I am exploring the capabilities of Oozie for managing Hadoop workflows. I am trying to set up a shell action which invokes some hive commands. My shell script hive.sh looks like:
#!/bin/bash
hive -f hivescript
Where the hive script (which has been tested independently) creates some tables and so on. My question is where to keep the hivescript and then how to reference it from the shell script.
I've tried two ways, first using a local path, like hive -f /local/path/to/file
, and using a relative path like above, hive -f hivescript
, in which case I keep my hivescript in the oozie app path directory (same as hive.sh and workflow.xml) and set it to go to the distributed cache via the workflow.xml.
With both methods I get the error message:
"Main class [org.apache.oozie.action.hadoop.ShellMain], exit code [1]"
on the oozie web console.
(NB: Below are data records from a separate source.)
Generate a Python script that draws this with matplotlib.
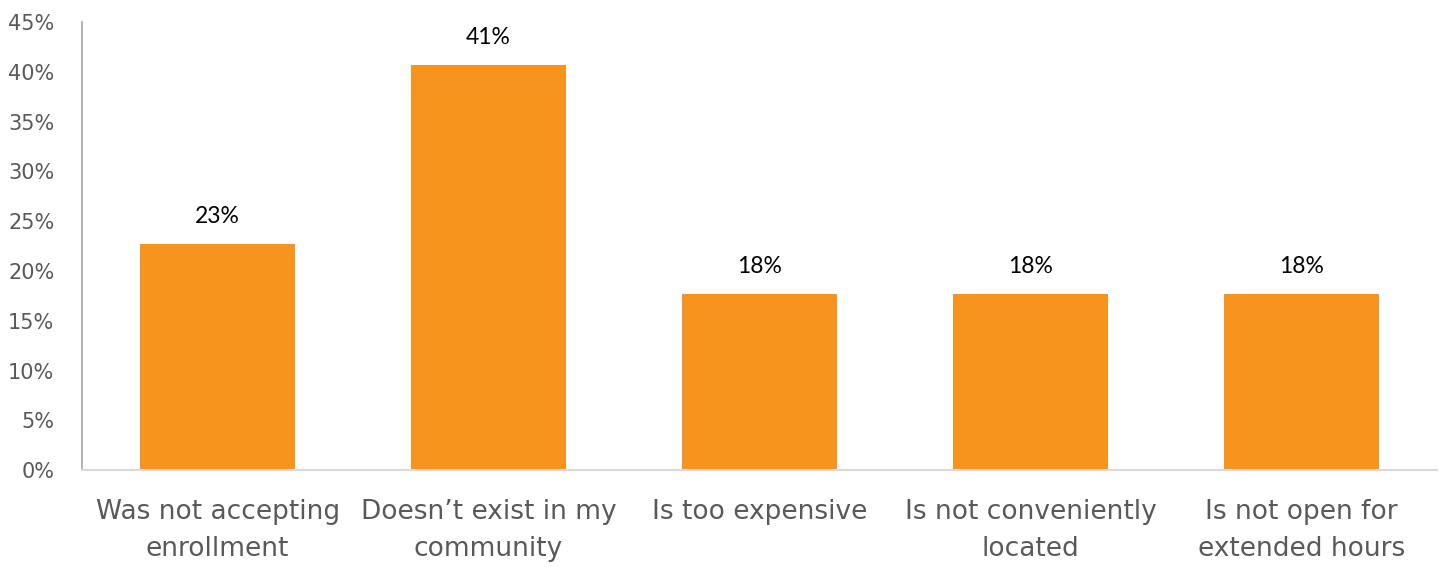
import matplotlib
matplotlib.use("Agg")
import matplotlib.pyplot as plt

# data
categories = ["Was not accepting\nenrollment", "Doesn\u2019t exist in my\ncommunity",
              "Is too expensive", "Is not conveniently\nlocated", "Is not open for\nextended hours"]
values = [22.7, 40.7, 17.7, 17.7, 17.7]
labels = ["23%", "41%", "18%", "18%", "18%"]
yticks = [0, 5, 10, 15, 20, 25, 30, 35, 40, 45]

ORANGE = "#F7941D"
AXIS_TXT = "#595959"

fig = plt.figure(figsize=(14.4, 5.67), dpi=100)
ax = fig.add_axes([0.057, 0.171, 0.941, 0.790])

x = range(len(categories))
bars = ax.bar(x, values, width=0.57, color=ORANGE, zorder=2)

for b, lab in zip(bars, labels):
    ax.annotate(lab, (b.get_x() + b.get_width() / 2, b.get_height()),
                xytext=(0, 12), textcoords="offset points",
                ha="center", va="bottom", fontsize=16.5, color="black",
                family=["Lato", "DejaVu Sans"])

ax.set_xlim(-0.5, len(categories) - 0.5)
ax.set_ylim(0, 45)
ax.set_yticks(yticks)
ax.set_yticklabels([f"{t}%" for t in yticks], fontsize=15, color=AXIS_TXT,
                   family="DejaVu Sans")
ax.set_xticks(list(x))
ax.set_xticklabels(categories, fontsize=19, color=AXIS_TXT, linespacing=1.55,
                   family="DejaVu Sans")
ax.tick_params(axis="both", length=0)
ax.tick_params(axis="y", pad=20)
ax.tick_params(axis="x", pad=21)

for s in ["top", "right"]:
    ax.spines[s].set_visible(False)
ax.spines["left"].set_color("#A6A6A6")
ax.spines["left"].set_linewidth(1.2)
ax.spines["bottom"].set_color("#D9D9D9")
ax.spines["bottom"].set_linewidth(1.5)

fig.savefig("out.png", dpi=100, facecolor="white")
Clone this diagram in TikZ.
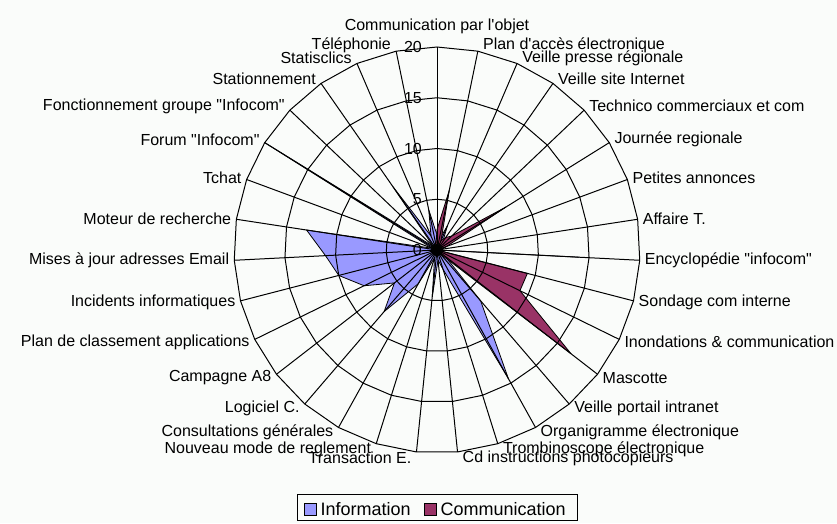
\documentclass[tikz,border=0pt]{standalone}
\usepackage{tikz}
\usetikzlibrary{positioning}
\font\labfont="Liberation Sans" at 16pt
\font\keyfont="Liberation Sans" at 18pt
\definecolor{infoblue}{HTML}{9999FF}
\definecolor{commred}{HTML}{993366}
\definecolor{paper}{HTML}{FAFCFA}
\tikzset{
  lab/.style={font=\labfont, inner sep=1pt},
  scalelab/.style={font=\labfont, inner sep=1pt, anchor=east},
  radar/.style={draw=black, line width=1pt},
  ser/.style={draw=black, line width=0.8pt, line join=round},
  keybox/.style={draw=black, line width=0.8pt, minimum size=12pt, inner sep=0pt},
  keytext/.style={font=\keyfont, inner sep=1pt}
}
\begin{document}
\begin{tikzpicture}[x=1pt,y=1pt]
\useasboundingbox (-437,-273) rectangle (400,250);
\fill[paper] (-437,-273) rectangle (400,250);
\def\sc{10.15}

\filldraw[ser, fill=infoblue] (90:1.5*\sc) \foreach \v [count=\k] in {1,2.6,1,0.5,0.5,1,0,14,0,1,1,6.6,14.5,2,1,4.6,0.8,3.8,8,5.3,8,10,11,13,0.5,20,0.5,7.6,1.5,4} { -- ({90-\k*360/31}:\v*\sc) } -- cycle;
\filldraw[ser, fill=commred] (90:2*\sc) \foreach \v [count=\k] in {6,1,1.5,2,8,1,0.5,0,9.2,9.1,16.7,0.5,0.3,0.3,0.3,0.3,0.3,0.3,0.3,0.3,0.3,0.3,0.3,0.3,0.3,0.3,0.3,0.3,0.3,0.5} { -- ({90-\k*360/31}:\v*\sc) } -- cycle;

\foreach \r in {5,10,15,20}
  \draw[radar] (90:\r*\sc) \foreach \k in {1,...,30} { -- ({90-\k*360/31}:\r*\sc) } -- cycle;
\foreach \k in {0,...,30}
  \draw[radar] (0,0) -- ({90-\k*360/31}:20*\sc);
\node[circle, fill=black, minimum size=12pt, inner sep=0pt] (hub) at (0,0) {};

\node[scalelab] (s0) at (-14,0) {0};
\node[scalelab] (s5) at (-14,50.75) {5};
\node[scalelab] (s10) at (-14,101.5) {10};
\node[scalelab] (s15) at (-14,152.25) {15};
\node[scalelab] (s20) at (-14,203) {20};

\node[lab, anchor=south] (l0) at (0,215) {Communication par l'objet};
\node[lab, anchor=west] (l1) at (44.9,204.7) {Plan d'accès électronique};
\node[lab, anchor=west] (l2) at (84.1,192.1) {Veille presse régionale};
\node[lab, anchor=west] (l3) at (120,171.5) {Veille site Internet};
\node[lab, anchor=west] (l4) at (151.1,144) {Technico commerciaux et com};
\node[lab, anchor=west] (l5) at (176.3,110.6) {Journée regionale};
\node[lab, anchor=west] (l6) at (194.4,72.6) {Petites annonces};
\node[lab, anchor=west] (l7) at (204.7,31.6) {Affaire T.};
\node[lab, anchor=west] (l8) at (206.7,-10.6) {Encyclopédie "infocom"};
\node[lab, anchor=west] (l9) at (200.5,-52.4) {Sondage com interne};
\node[lab, anchor=west] (l10) at (186.3,-92) {Inondations \& communication};
\node[lab, anchor=west] (l11) at (164.5,-128) {Mascotte};
\node[lab, anchor=west] (l12) at (136.2,-158.6) {Veille portail intranet};
\node[lab, anchor=west] (l13) at (102.5,-182.7) {Organigramme électronique};
\node[lab, anchor=west] (l14) at (64.8,-199.4) {Trombinoscope électronique};
\node[lab, anchor=west] (l15) at (24.5,-208) {Cd instructions photocopieurs};
\node[lab, anchor=east] (l16) at (-24.5,-208) {Transaction E.};
\node[lab, anchor=east] (l17) at (-64.8,-199.4) {Nouveau mode de reglement};
\node[lab, anchor=east] (l18) at (-102.5,-182.7) {Consultations générales};
\node[lab, anchor=east] (l19) at (-136.2,-158.6) {Logiciel C.};
\node[lab, anchor=east] (l20) at (-164.5,-128) {Campagne A8};
\node[lab, anchor=east] (l21) at (-186.3,-92) {Plan de classement applications};
\node[lab, anchor=east] (l22) at (-200.5,-52.4) {Incidents informatiques};
\node[lab, anchor=east] (l23) at (-206.7,-10.6) {Mises à jour adresses Email};
\node[lab, anchor=east] (l24) at (-204.7,31.6) {Moteur de recherche};
\node[lab, anchor=east] (l25) at (-194.4,72.6) {Tchat};
\node[lab, anchor=east] (l26) at (-176.3,110.6) {Forum "Infocom"};
\node[lab, anchor=east] (l27) at (-151.1,144) {Fonctionnement groupe "Infocom"};
\node[lab, anchor=east] (l28) at (-120,171.5) {Stationnement};
\node[lab, anchor=east] (l29) at (-84.1,192.1) {Statisclics};
\node[lab, anchor=east] (l30) at (-44.9,204.7) {Téléphonie};

\node[draw=black, line width=0.8pt, minimum width=280pt, minimum height=26pt] (legend) at (0,-257) {};
\node[keybox, fill=infoblue] (kinfo) at (-127,-259) {};
\node[keytext, right=3pt of kinfo] (tinfo) {Information};
\node[keybox, fill=commred] (kcomm) at (-7,-259) {};
\node[keytext, right=3pt of kcomm] (tcomm) {Communication};
\end{tikzpicture}
\end{document}
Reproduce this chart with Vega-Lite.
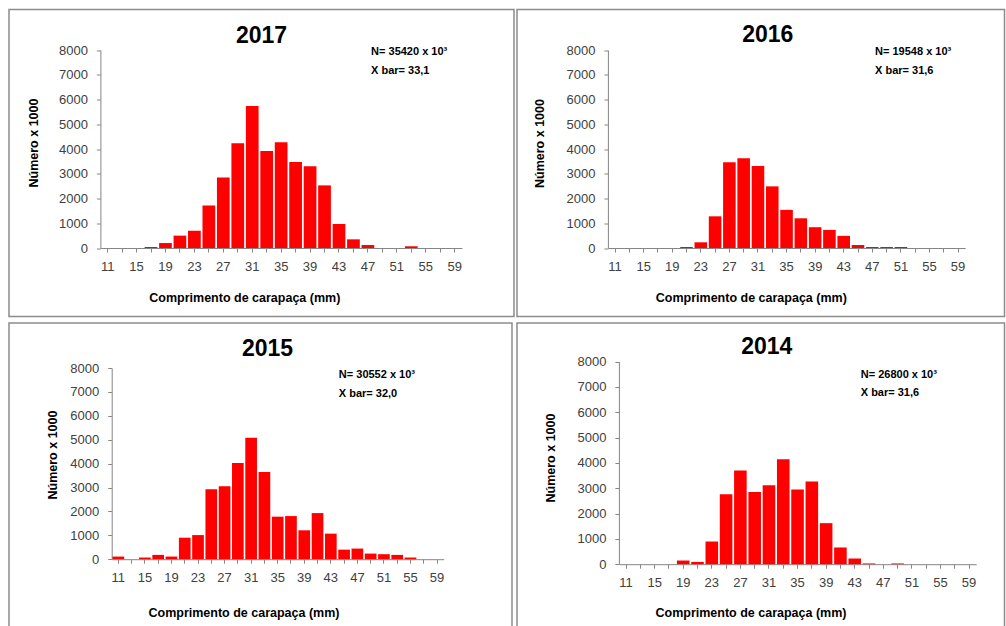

Additionally I've tried using hdfs paths in shell scripts and this does not work as far as I know.
My job.properties file:
nameNode=hdfs://sandbox:8020
jobTracker=hdfs://sandbox:50300
queueName=default
oozie.libpath=${nameNode}/user/oozie/share/lib
oozie.use.system.libpath=true
oozieProjectRoot=${nameNode}/user/sandbox/poc1
appPath=${oozieProjectRoot}/testwf
oozie.wf.application.path=${appPath}
And workflow.xml:
<shell xmlns="uri:oozie:shell-action:0.1">
<job-tracker>${jobTracker}</job-tracker>
<name-node>${nameNode}</name-node>
<configuration>
<property>
<name>mapred.job.queue.name</name>
<value>${queueName}</value>
</property>
</configuration>
<exec>${appPath}/hive.sh</exec>
<file>${appPath}/hive.sh</file>
<file>${appPath}/hive_pill</file>
</shell>
<ok to="end"/>
<error to="end"/>
</action>
<end name="end"/>
My objective is to use oozie to call a hive script through a shell script, please give your suggestions.